Lardo di Colonnata IGP
According to some, Colonnata takes its name from the presence of a colony of slaves working in the marble quarries for the Romans. It is not to be excluded that the introduction in the area of methods for the conservation of pork dates back to the period of Roman domination. However, it is known that the Romans were well aware of the important role played by lard in the diet of those subjected to hard physical labour. The Roman Legionnaires received, as is documented in the Giustinian Code, a ration of lard every three days. The exceptional quality of the materials found in the area, for example objects from daily life such as the mortar and pestle used for salt and the piles of marble (locally called “conche”) where the lard is preserved, favoured its production. Generally, historical sources tell us that also during the Longobard period the processing of pork received important input. While it is difficult to establish with certainty whether the local tradition of preserving lard in marble conche has its origins in the Celtic, Roman, Longobard or “commune” periods, it is surely an ancient and consolidated tradition. This is demonstrated by the fact, among others, that there are marble conche in the village for ageing lard which belong to the 17th, 18th and 19th centuries. It is also noteworthy that on the façade of some buildings, there are 19th century bas-reliefs of S. Antonio Abate, a 3rd-4th century hermit, who since the 11th century has been considered the healer of “fuoco sacro” or “fuoco di S. Antonio” the common name for herpes zoster.
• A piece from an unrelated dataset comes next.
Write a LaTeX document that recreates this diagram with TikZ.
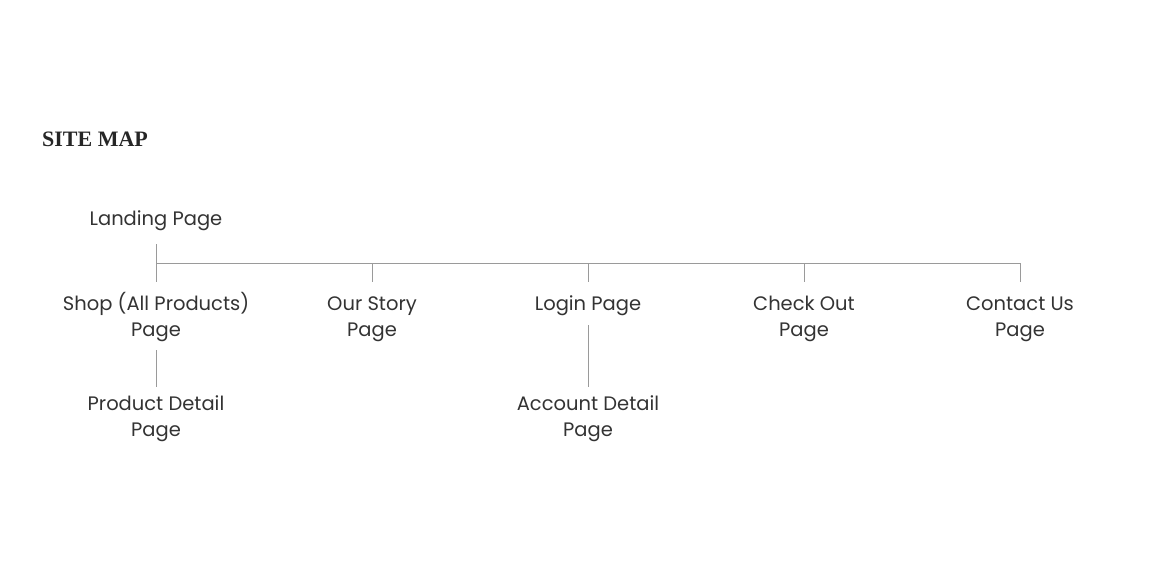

Applications of lard onto the afflicted skin has for centuries been considered the only efficacious remedy. For this reason, the saint is frequently refigured with a pig at his side. Moreover, interestingly the parish church is dedicated to S. Bartholomew, the patron saint of butchers, and the yearly remembrance of the saint’s day is celebrated with a lard festival which attracts visitors and enthusiasts from Italy and beyond. The production, consumption and, by extension, culture of Lardo di Colonnata has always been connected to the work and life of the quarrymen.
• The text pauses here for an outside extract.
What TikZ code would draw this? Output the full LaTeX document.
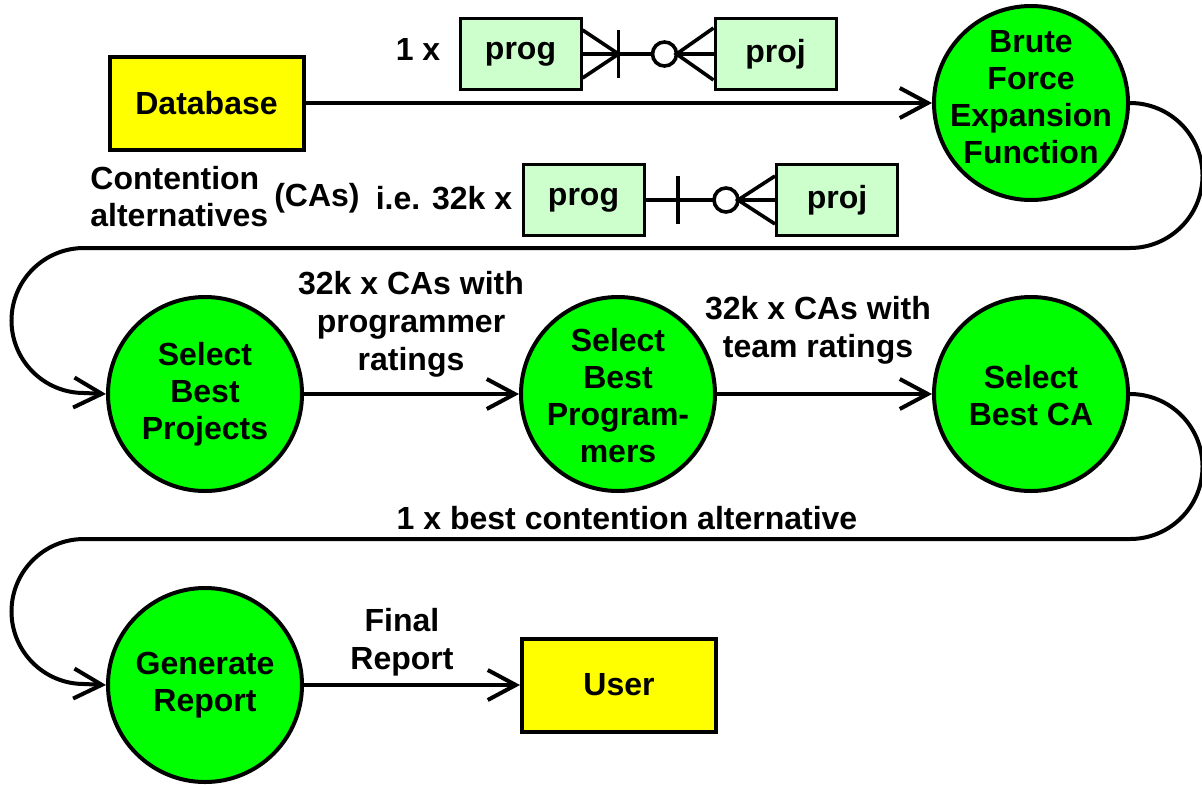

To make Lardo di Colonnata, the cuts of pork which are used are those of the fatty tissue from the animal’s back stretching from the occipital region to the rump and laterally to the belly. The main characteristics of the product are its indicative rectangular shape, a thickness of not less than 3 cm, an external aspect distinguished by the rind below and seasoning salt darkened by aromatic plants and spices above; a thin strip of lean meat may also be present. The product has a damp appearance, a homogeneous and soft consistency, and a white, slightly pink or vaguely brownish colour. It is fragrant and rich of aroma, the taste is delicate and fresh, almost sweet, and can be slightly salty if it comes from the rump region; aromatic herbs and spices used in the processing are also present.